But after adjustment for number of patients per resident, errors not increased with ≤16-hour shifts
FRIDAY, June 26, 2020 (HealthDay News) — Resident physicians randomly assigned to schedules that eliminate extended shifts during their intensive care unit rotation make more serious errors than those with extended shifts, according to a study published in the June 25 issue of the New England Journal of Medicine.
Christopher P. Landrigan, M.D., M.P.H., from Brigham and Women’s Hospital in Boston, and colleagues conducted a multicenter crossover trial comparing two schedules for pediatric resident physicians during their intensive care unit rotations: extended-duration work schedules that included shifts of ≥24 hours (control), and schedules that eliminated extended shifts and cycled resident physicians through day and night shifts of ≤16 hours (intervention).
The number of intensive care unit patients per resident physician was higher with the intervention versus the control schedules (8.8 ± 2.8 versus 6.7 ± 2.2).
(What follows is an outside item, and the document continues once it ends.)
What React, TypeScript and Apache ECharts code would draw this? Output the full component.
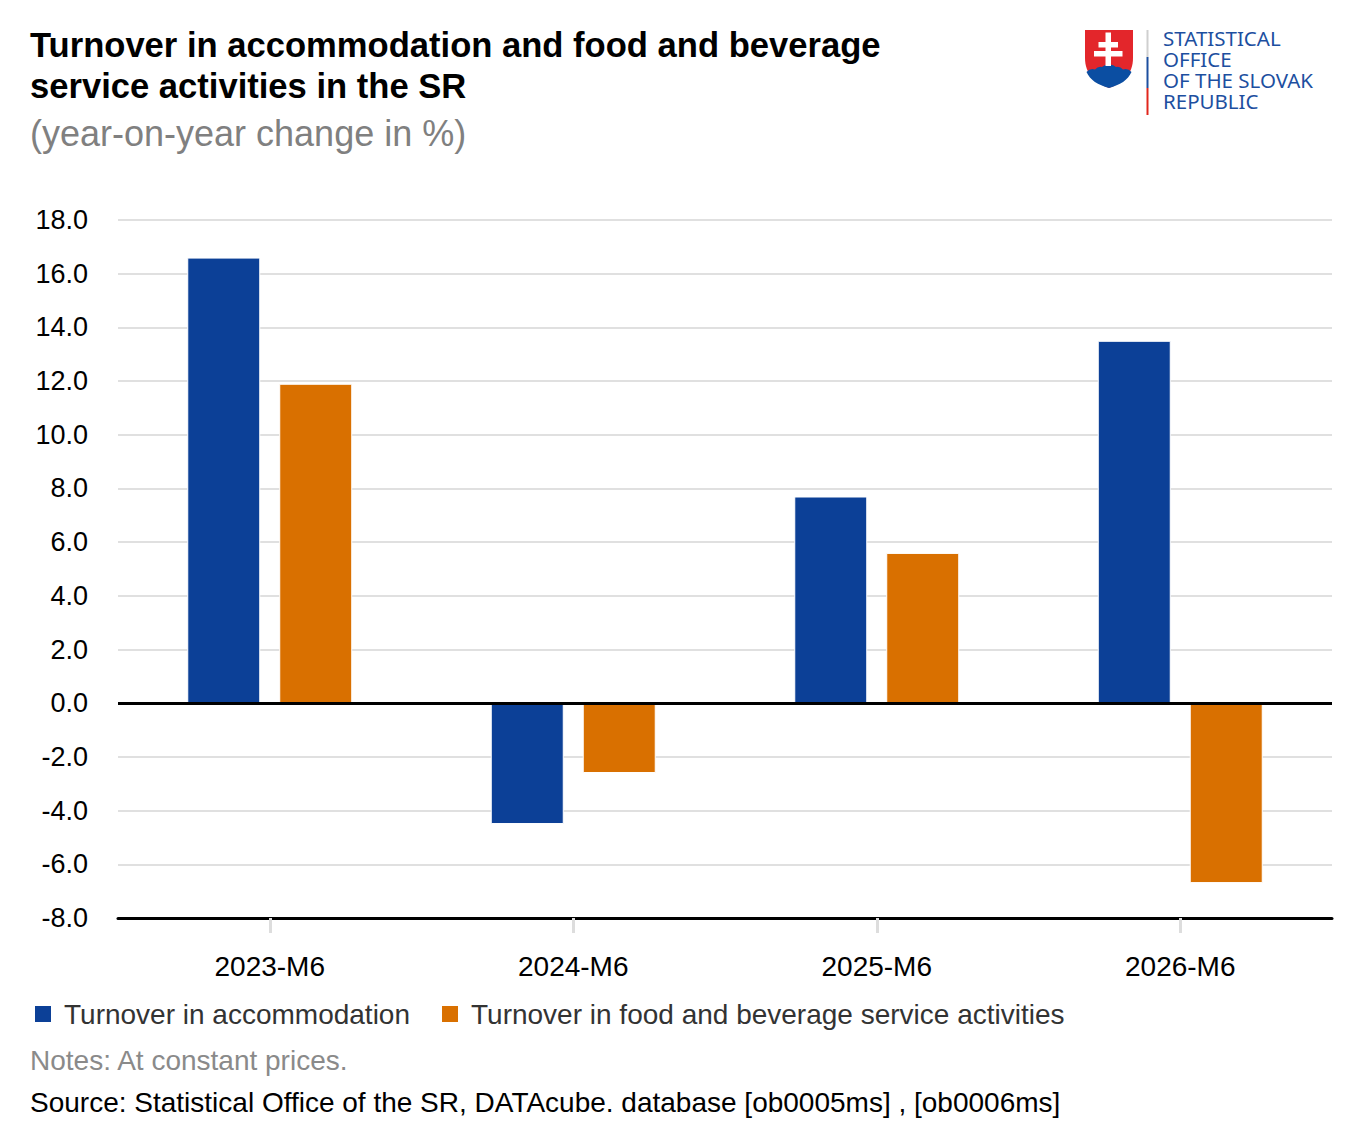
import React, { useEffect, useRef } from "react";
import * as echarts from "echarts";

const categories = ["2023-M6", "2024-M6", "2025-M6", "2026-M6"];
const accommodation = [16.6, -4.5, 7.7, 13.5];
const foodBeverage = [11.9, -2.6, 5.6, -6.7];
const seriesNames = [
	"Turnover in accommodation",
	"Turnover in food and beverage service activities",
];
const logoLines = ["STATISTICAL", "OFFICE", "OF THE SLOVAK", "REPUBLIC"];

const BLUE = "#0c4097";
const ORANGE = "#d97000";
const LOGO_BLUE = "#1d4f9f";
const FONT = "Liberation Sans, Arial, sans-serif";

// erb: štít, kríž, trojvršie
echarts.graphic.registerShape(
	"skShield",
	echarts.graphic.extendPath(
		"M0,0 H48 V28 C48,44 38,53 24,58 C10,53 0,44 0,28 Z",
		{}
	)
);
echarts.graphic.registerShape(
	"skHills",
	echarts.graphic.extendPath(
		"M1.5,42 Q5,38 10,39.5 Q13,36 17,37 Q20,34 24,34.5 Q28,34 31,37 Q35,36 38,39.5 Q43,38 46.5,42 C43,50 35,55 24,58 C13,55 5,50 1.5,42 Z",
		{}
	)
);
echarts.graphic.registerShape(
	"skCross",
	echarts.graphic.extendPath(
		"M20.5,2.5 H26 V12 H33 V17.5 H26 V21 H37.5 V26.5 H26 V36 H20.5 V26.5 H9 V21 H20.5 V17.5 H13.5 V12 H20.5 Z",
		{}
	)
);

const App: React.FC = () => {
	const chartRef = useRef<HTMLDivElement>(null);

	useEffect(() => {
		if (!chartRef.current) return;
		document.body.style.margin = "0";
		const chart = echarts.init(chartRef.current, undefined, { renderer: "svg" });

		const option: echarts.EChartsOption = {
			animation: false,
			backgroundColor: "#fff",
			textStyle: { fontFamily: FONT },
			title: [
				{
					text: "Turnover in accommodation and food and beverage\nservice activities in the SR",
					left: 30,
					top: 24,
					padding: 0,
					textStyle: {
						fontSize: 34.6,
						fontWeight: "bold",
						color: "#000",
						lineHeight: 41,
						fontFamily: FONT,
					},
				},
				{
					text: "(year-on-year change in %)",
					left: 30,
					top: 113,
					padding: 0,
					textStyle: {
						fontSize: 36,
						fontWeight: "normal",
						color: "#808080",
						lineHeight: 40,
						fontFamily: FONT,
					},
				},
				{
					text: "Notes: At constant prices.",
					left: 30,
					top: 1045,
					padding: 0,
					textStyle: {
						fontSize: 28,
						fontWeight: "normal",
						color: "#8a8a8a",
						lineHeight: 30,
						fontFamily: FONT,
					},
				},
				{
					text: "Source: Statistical Office of the SR, DATAcube. database [ob0005ms] , [ob0006ms]",
					left: 30,
					top: 1087,
					padding: 0,
					textStyle: {
						fontSize: 28,
						fontWeight: "normal",
						color: "#000",
						lineHeight: 30,
						fontFamily: FONT,
					},
				},
			],
			legend: {
				left: 33,
				top: 1000,
				padding: 0,
				itemWidth: 18,
				itemHeight: 18,
				itemGap: 30,
				icon: "rect",
				textStyle: {
					fontSize: 28,
					color: "#333",
					lineHeight: 28,
					padding: [0, 0, 0, 7],
					fontFamily: FONT,
				},
				data: seriesNames,
			},
			grid: {
				left: 118,
				right: 30,
				top: 220,
				bottom: 222,
				containLabel: false,
			},
			xAxis: {
				type: "category",
				data: categories,
				axisLine: { onZero: false, lineStyle: { color: "#000", width: 3 } },
				axisTick: {
					show: true,
					alignWithLabel: true,
					length: 15,
					lineStyle: { color: "#ddd", width: 3 },
				},
				axisLabel: { fontSize: 28, color: "#000", margin: 34, fontFamily: FONT },
				splitLine: { show: false },
			},
			yAxis: {
				type: "value",
				min: -8,
				max: 18,
				interval: 2,
				axisLine: { show: false },
				axisTick: { show: false },
				axisLabel: {
					fontSize: 27,
					color: "#000",
					margin: 30,
					fontFamily: FONT,
					formatter: (v: number) => v.toFixed(1),
				},
				splitLine: { lineStyle: { color: "#e0e0e0", width: 2 } },
			},
			series: [
				{
					name: seriesNames[0],
					type: "bar",
					data: accommodation,
					barWidth: 73,
					barGap: "26%",
					itemStyle: { color: BLUE, borderColor: "#fff", borderWidth: 1 },
					markLine: {
						silent: true,
						symbol: ["none", "none"],
						label: { show: false },
						lineStyle: { color: "#000", width: 3, type: "solid" },
						data: [{ yAxis: 0 }],
					},
				},
				{
					name: seriesNames[1],
					type: "bar",
					data: foodBeverage,
					barWidth: 73,
					itemStyle: { color: ORANGE, borderColor: "#fff", borderWidth: 1 },
				},
			],
			graphic: [
				{
					type: "group",
					x: 1085,
					y: 30,
					children: [
						{ type: "skShield", style: { fill: "#e3262b" } },
						{ type: "skHills", style: { fill: "#0b4ea2" } },
						{ type: "skCross", style: { fill: "#fff" } },
					],
				},
				{
					type: "line",
					shape: { x1: 1147.5, y1: 30, x2: 1147.5, y2: 57 },
					style: { stroke: "#cfcfcf", lineWidth: 2 },
				},
				{
					type: "line",
					shape: { x1: 1147.5, y1: 57, x2: 1147.5, y2: 88 },
					style: { stroke: LOGO_BLUE, lineWidth: 2 },
				},
				{
					type: "line",
					shape: { x1: 1147.5, y1: 88, x2: 1147.5, y2: 115 },
					style: { stroke: "#e1261c", lineWidth: 2 },
				},
				{
					type: "text",
					x: 1163,
					y: 27.5,
					style: {
						text: logoLines.join("\n"),
						fill: LOGO_BLUE,
						font: "20.5px 'Noto Sans', sans-serif",
						lineHeight: 21,
						verticalAlign: "top",
						align: "left",
					},
				},
			],
		};

		chart.setOption(option);
		return () => chart.dispose();
	}, []);

	return <div ref={chartRef} style={{ width: 1362, height: 1140 }} />;
};

export default App;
The researchers found that more serious errors were made by resident physicians during intervention versus control schedules (97 versus 79.1 per 1,000 patient-days; relative risk, 1.53). During the intervention schedules, there was a similar pattern in the number of serious errors unitwide (181.3 versus 131.5 per 1,000 patient-days; relative risk, 1.56). Wide variability was seen among sites. In a secondary analysis adjusted for the number of patients per resident physician, intervention schedules were no longer associated with increased errors.
“Excessive work hours degrade patient safety, but so too do excessive workloads and poor handoffs,” the authors write.
Several authors disclosed financial ties to the pharmaceutical industry.